Italy in Geological News

First a volcano-related item: How did the victims of the Plinean Eruption of Vesuvius die – a summary from io9, of an article assessing how the victims of the Vesuvius eruption died. It will come as no surprise to anyone familiar with how freaking scary pyroclastic flows are that they died from being flash-cooked by the extreme heat of the flow, rather than suffocated by it.

And then, Italian scientists who failed to predict L’Aquila earthquake may face manslaughter charges. Argh. Argh argh argh. Considering how inherently unpredictable earthquakes are – more unpredictable than volcanic eruptions or tsunami – I was primed to be ticked off from the instant I read the headline. The article mentions foreshocks (one of them a 4.0) but the problem there is that you can only really classify a foreshock in hindsight. Was the magnitude 4.0 the prelude to a bigger earthquake, or an earthquake in its own right? There’s no way of knowing for certain until after you get hit by (or fail to be) by a much larger quake.

“Those responsible are people who should have given different answers to the public,” said Alfredo Rossini, L’Aquila’s public prosecutor. “We’re not talking about the lack of an alarm, the alarm came with the movements of the ground. We’re talking about the lack of advice telling people to leave their homes.”

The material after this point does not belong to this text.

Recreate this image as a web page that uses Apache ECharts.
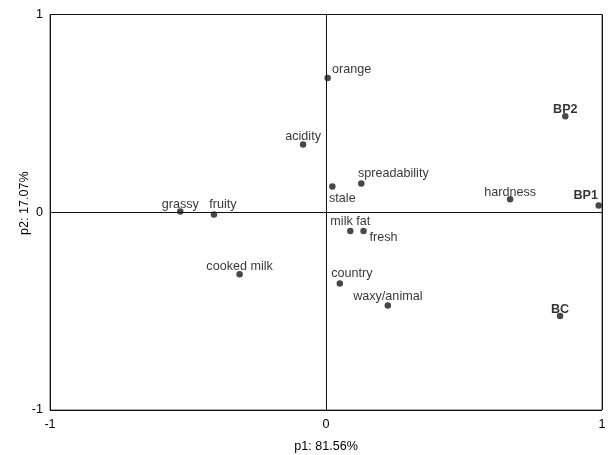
<!DOCTYPE html>
<html>
<head>
<meta charset="utf-8">
<script src="https://cdn.jsdelivr.net/npm/echarts@6/dist/echarts.min.js"></script>
<style>
html,body{margin:0;padding:0;background:#fff;}
#chart{width:609px;height:455px;}
</style>
</head>
<body>
<div id="chart"></div>
<script>
// Attribute (variable) names and their coordinates on p1 / p2
var attrNames = ['orange', 'acidity', 'stale', 'spreadability', 'milk fat', 'fresh', 'country', 'waxy/animal', 'grassy', 'fruity', 'cooked milk', 'hardness'];
var attrP1 = [0.006, -0.083, 0.023, 0.128, 0.088, 0.136, 0.050, 0.224, -0.528, -0.406, -0.313, 0.667];
var attrP2 = [0.679, 0.342, 0.130, 0.145, -0.095, -0.095, -0.360, -0.471, 0.004, -0.011, -0.314, 0.066];

// Product (observation) names and coordinates
var prodNames = ['BP2', 'BP1', 'BC'];
var prodP1 = [0.867, 0.988, 0.848];
var prodP2 = [0.485, 0.034, -0.525];

// Axis ticks
var axisMin = -1, axisMax = 1, axisStep = 1;
var xTitle = 'p1: 81.56%';
var yTitle = 'p2: 17.07%';

// Label placement (pixel offsets of label centre from the point)
var labelOffsets = {
  'orange': [24, -8], 'acidity': [0, -8], 'stale': [10, 12], 'spreadability': [32, -10],
  'milk fat': [0, -10], 'fresh': [20, 6], 'country': [12, -10], 'waxy/animal': [0, -8.5],
  'grassy': [0, -7], 'fruity': [9, -10], 'cooked milk': [0, -8], 'hardness': [0, -7],
  'BP2': [0, -7], 'BP1': [-13, -10], 'BC': [0, -7]
};

var FONT = 'Liberation Sans, Arial, sans-serif';

function buildData(names, xs, ys) {
  return names.map(function (n, i) {
    var off = labelOffsets[n] || [0, -8];
    return {
      name: n,
      value: [xs[i], ys[i]],
      label: { offset: off }
    };
  });
}

var chart = echarts.init(document.getElementById('chart'), null, { renderer: 'canvas' });
chart.setOption({
  animation: false,
  backgroundColor: '#ffffff',
  grid: {
    left: 50, right: 7, top: 14.5, bottom: 45,
    outerBoundsMode: 'none', containLabel: false,
    show: true, borderColor: '#555555', borderWidth: 1, backgroundColor: 'transparent'
  },
  xAxis: {
    type: 'value', min: axisMin, max: axisMax, interval: axisStep,
    name: xTitle, nameLocation: 'middle', nameGap: 30, nameMoveOverlap: false,
    nameTextStyle: { fontFamily: FONT, fontSize: 12.6, color: '#000' },
    axisLine: { show: false },
    axisTick: { show: false },
    axisLabel: { fontFamily: FONT, fontSize: 12.6, color: '#000', margin: 8 },
    splitLine: { show: true, lineStyle: { color: '#111', width: 1 } }
  },
  yAxis: {
    type: 'value', min: axisMin, max: axisMax, interval: axisStep,
    name: yTitle, nameLocation: 'middle', nameGap: 19, nameRotate: 90, nameMoveOverlap: false,
    nameTextStyle: { fontFamily: FONT, fontSize: 12.6, color: '#000', padding: [0, 0, 0, 18] },
    axisLine: { show: false },
    axisTick: { show: false },
    axisLabel: { fontFamily: FONT, fontSize: 12.6, color: '#000', margin: 7 },
    splitLine: { show: true, lineStyle: { color: '#111', width: 1 } }
  },
  series: [
    {
      type: 'scatter', name: 'attributes',
      symbol: 'circle', symbolSize: 6.5,
      itemStyle: { color: '#1a1a1a' },
      label: {
        show: true, position: 'inside', align: 'center', verticalAlign: 'middle',
        formatter: '{b}', fontFamily: FONT, fontSize: 12.6, color: '#000'
      },
      data: buildData(attrNames, attrP1, attrP2)
    },
    {
      type: 'scatter', name: 'products',
      symbol: 'circle', symbolSize: 6.5,
      itemStyle: { color: '#1a1a1a' },
      label: {
        show: true, position: 'inside', align: 'center', verticalAlign: 'middle',
        formatter: '{b}', fontFamily: FONT, fontSize: 12.6, fontWeight: 'bold', color: '#000'
      },
      data: buildData(prodNames, prodP1, prodP2)
    }
  ]
});
</script>
</body>
</html>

This is the ultimate in damned if you do, damned if you don’t situations. If you warn people to leave their homes because a natural disaster is imminent and it doesn’t happen, you catch flak – think about the complaining that came after the tsunami that did hit Hawaii wasn’t the monster wall of water that makes up journalistic wet-dreams. But if you don’t tell people to clear out of their homes because there’s the possibility of an inherently unpredictable event occurring, then you get in trouble for that as well. Hindsight is 20/20, particularly when it comes to earthquakes. Though this:

At a press conference after the meeting, government official Bernardo De Bernardinis, deputy technical head of the Civil Protection Agency, told reporters that “the scientific community tells us there is no danger, because there is an ongoing discharge of energy. The situation looks favorable.” In addition to the six scientists, De Bernardinis is also under investigation.

Also really doesn’t help. Small earthquakes might release some stress on a fault, but that also might add stress to a different portion of the same fault, or another fault nearby. The environment of stress and faulting that goes on beneath us is too uncontrolled and not well mapped enough to allow for the incredibly accurate modeling you’d need to be able to say something like that. So if that’s something the seismologists in question were telling the government, shame on them. But I also have a hard time imagining any geologist worth his or her salt saying that unless they were simultaneously on some kind of mind-altering drug regimen, so I’d really like to know just who in the “scientific community” De Bernardinis was referring to. For all I know, the “scientific community” is a bright blue space elf that only he can see.

What a horrible situation. And way to make “Italian seismologist” a very unappealing job title.